→ Given problem
Starting at the first line of the data, please print exactly those lines through the one that holds "(c3) at (516,497)", omitting every picture.

→ Data block
------------------------------

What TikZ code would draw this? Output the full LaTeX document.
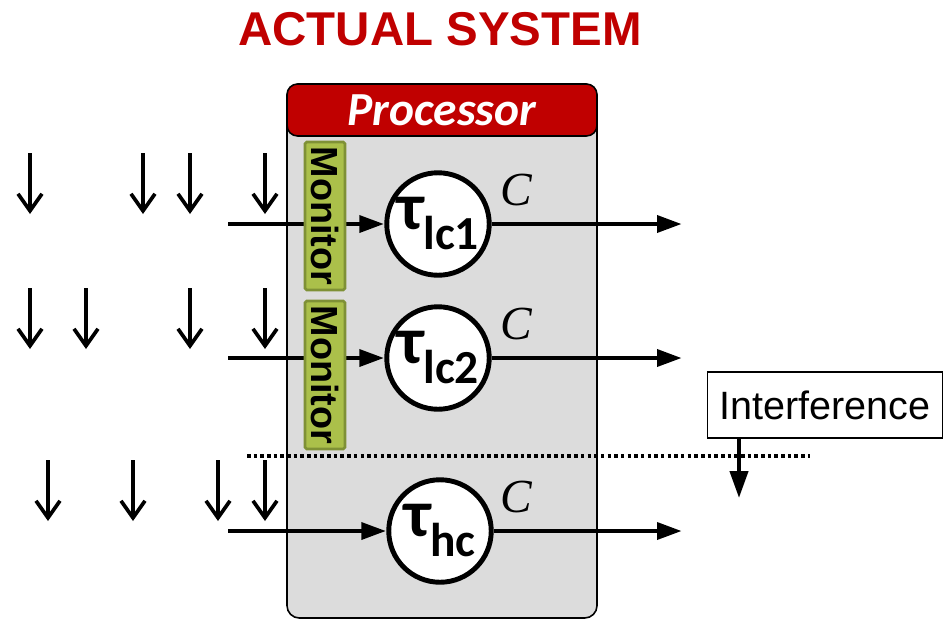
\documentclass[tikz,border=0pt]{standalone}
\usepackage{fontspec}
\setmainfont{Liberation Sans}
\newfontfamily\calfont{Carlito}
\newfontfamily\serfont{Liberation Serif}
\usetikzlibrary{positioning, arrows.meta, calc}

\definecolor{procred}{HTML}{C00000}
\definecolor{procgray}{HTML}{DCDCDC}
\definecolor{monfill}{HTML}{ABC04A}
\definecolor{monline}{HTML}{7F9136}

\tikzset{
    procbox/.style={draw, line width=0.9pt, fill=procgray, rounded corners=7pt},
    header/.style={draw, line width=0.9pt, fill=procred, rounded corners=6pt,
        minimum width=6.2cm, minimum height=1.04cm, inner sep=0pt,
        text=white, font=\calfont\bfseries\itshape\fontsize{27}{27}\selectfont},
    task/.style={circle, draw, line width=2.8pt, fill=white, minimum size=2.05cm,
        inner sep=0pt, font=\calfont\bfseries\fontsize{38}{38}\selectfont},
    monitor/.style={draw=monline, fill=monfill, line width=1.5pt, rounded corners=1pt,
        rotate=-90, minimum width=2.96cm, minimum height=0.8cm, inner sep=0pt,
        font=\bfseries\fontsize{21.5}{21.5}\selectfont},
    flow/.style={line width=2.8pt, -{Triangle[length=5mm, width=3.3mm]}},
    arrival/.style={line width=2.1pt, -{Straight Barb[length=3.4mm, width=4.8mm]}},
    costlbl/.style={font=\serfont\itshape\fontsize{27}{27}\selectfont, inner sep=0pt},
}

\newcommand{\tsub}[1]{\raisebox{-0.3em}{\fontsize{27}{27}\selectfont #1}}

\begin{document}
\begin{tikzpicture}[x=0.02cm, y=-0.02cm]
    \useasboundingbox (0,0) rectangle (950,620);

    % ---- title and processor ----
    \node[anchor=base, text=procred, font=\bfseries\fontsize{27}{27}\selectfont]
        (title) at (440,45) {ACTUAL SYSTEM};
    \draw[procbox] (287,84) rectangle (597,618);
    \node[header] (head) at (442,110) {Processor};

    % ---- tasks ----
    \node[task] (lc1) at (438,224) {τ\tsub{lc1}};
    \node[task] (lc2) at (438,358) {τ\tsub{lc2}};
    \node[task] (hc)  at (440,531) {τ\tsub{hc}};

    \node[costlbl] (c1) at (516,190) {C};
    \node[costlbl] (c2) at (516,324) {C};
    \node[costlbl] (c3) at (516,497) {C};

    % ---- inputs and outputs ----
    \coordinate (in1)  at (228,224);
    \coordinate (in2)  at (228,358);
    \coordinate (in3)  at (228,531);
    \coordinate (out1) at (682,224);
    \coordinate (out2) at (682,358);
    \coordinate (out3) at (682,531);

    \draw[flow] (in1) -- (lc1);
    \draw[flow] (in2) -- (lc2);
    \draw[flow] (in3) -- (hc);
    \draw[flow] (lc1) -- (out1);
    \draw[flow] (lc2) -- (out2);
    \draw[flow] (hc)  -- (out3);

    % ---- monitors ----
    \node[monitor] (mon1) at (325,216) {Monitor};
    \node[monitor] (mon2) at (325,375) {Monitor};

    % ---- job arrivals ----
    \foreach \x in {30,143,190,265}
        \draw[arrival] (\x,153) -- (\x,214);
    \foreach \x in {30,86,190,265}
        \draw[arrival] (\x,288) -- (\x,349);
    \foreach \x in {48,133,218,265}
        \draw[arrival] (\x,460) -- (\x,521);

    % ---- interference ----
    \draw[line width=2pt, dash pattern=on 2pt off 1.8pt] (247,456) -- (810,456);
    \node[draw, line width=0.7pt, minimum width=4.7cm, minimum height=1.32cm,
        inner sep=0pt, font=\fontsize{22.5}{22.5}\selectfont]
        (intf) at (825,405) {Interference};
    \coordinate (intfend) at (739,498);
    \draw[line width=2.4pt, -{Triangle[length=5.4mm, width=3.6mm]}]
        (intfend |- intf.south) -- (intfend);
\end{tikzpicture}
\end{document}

------------------------------

→ Written response
What TikZ code would draw this? Output the full LaTeX document.
\documentclass[tikz,border=0pt]{standalone}
\usepackage{fontspec}
\setmainfont{Liberation Sans}
\newfontfamily\calfont{Carlito}
\newfontfamily\serfont{Liberation Serif}
\usetikzlibrary{positioning, arrows.meta, calc}

\definecolor{procred}{HTML}{C00000}
\definecolor{procgray}{HTML}{DCDCDC}
\definecolor{monfill}{HTML}{ABC04A}
\definecolor{monline}{HTML}{7F9136}

\tikzset{
    procbox/.style={draw, line width=0.9pt, fill=procgray, rounded corners=7pt},
    header/.style={draw, line width=0.9pt, fill=procred, rounded corners=6pt,
        minimum width=6.2cm, minimum height=1.04cm, inner sep=0pt,
        text=white, font=\calfont\bfseries\itshape\fontsize{27}{27}\selectfont},
    task/.style={circle, draw, line width=2.8pt, fill=white, minimum size=2.05cm,
        inner sep=0pt, font=\calfont\bfseries\fontsize{38}{38}\selectfont},
    monitor/.style={draw=monline, fill=monfill, line width=1.5pt, rounded corners=1pt,
        rotate=-90, minimum width=2.96cm, minimum height=0.8cm, inner sep=0pt,
        font=\bfseries\fontsize{21.5}{21.5}\selectfont},
    flow/.style={line width=2.8pt, -{Triangle[length=5mm, width=3.3mm]}},
    arrival/.style={line width=2.1pt, -{Straight Barb[length=3.4mm, width=4.8mm]}},
    costlbl/.style={font=\serfont\itshape\fontsize{27}{27}\selectfont, inner sep=0pt},
}

\newcommand{\tsub}[1]{\raisebox{-0.3em}{\fontsize{27}{27}\selectfont #1}}

\begin{document}
\begin{tikzpicture}[x=0.02cm, y=-0.02cm]
    \useasboundingbox (0,0) rectangle (950,620);

    % ---- title and processor ----
    \node[anchor=base, text=procred, font=\bfseries\fontsize{27}{27}\selectfont]
        (title) at (440,45) {ACTUAL SYSTEM};
    \draw[procbox] (287,84) rectangle (597,618);
    \node[header] (head) at (442,110) {Processor};

    % ---- tasks ----
    \node[task] (lc1) at (438,224) {τ\tsub{lc1}};
    \node[task] (lc2) at (438,358) {τ\tsub{lc2}};
    \node[task] (hc)  at (440,531) {τ\tsub{hc}};

    \node[costlbl] (c1) at (516,190) {C};
    \node[costlbl] (c2) at (516,324) {C};
    \node[costlbl] (c3) at (516,497) {C};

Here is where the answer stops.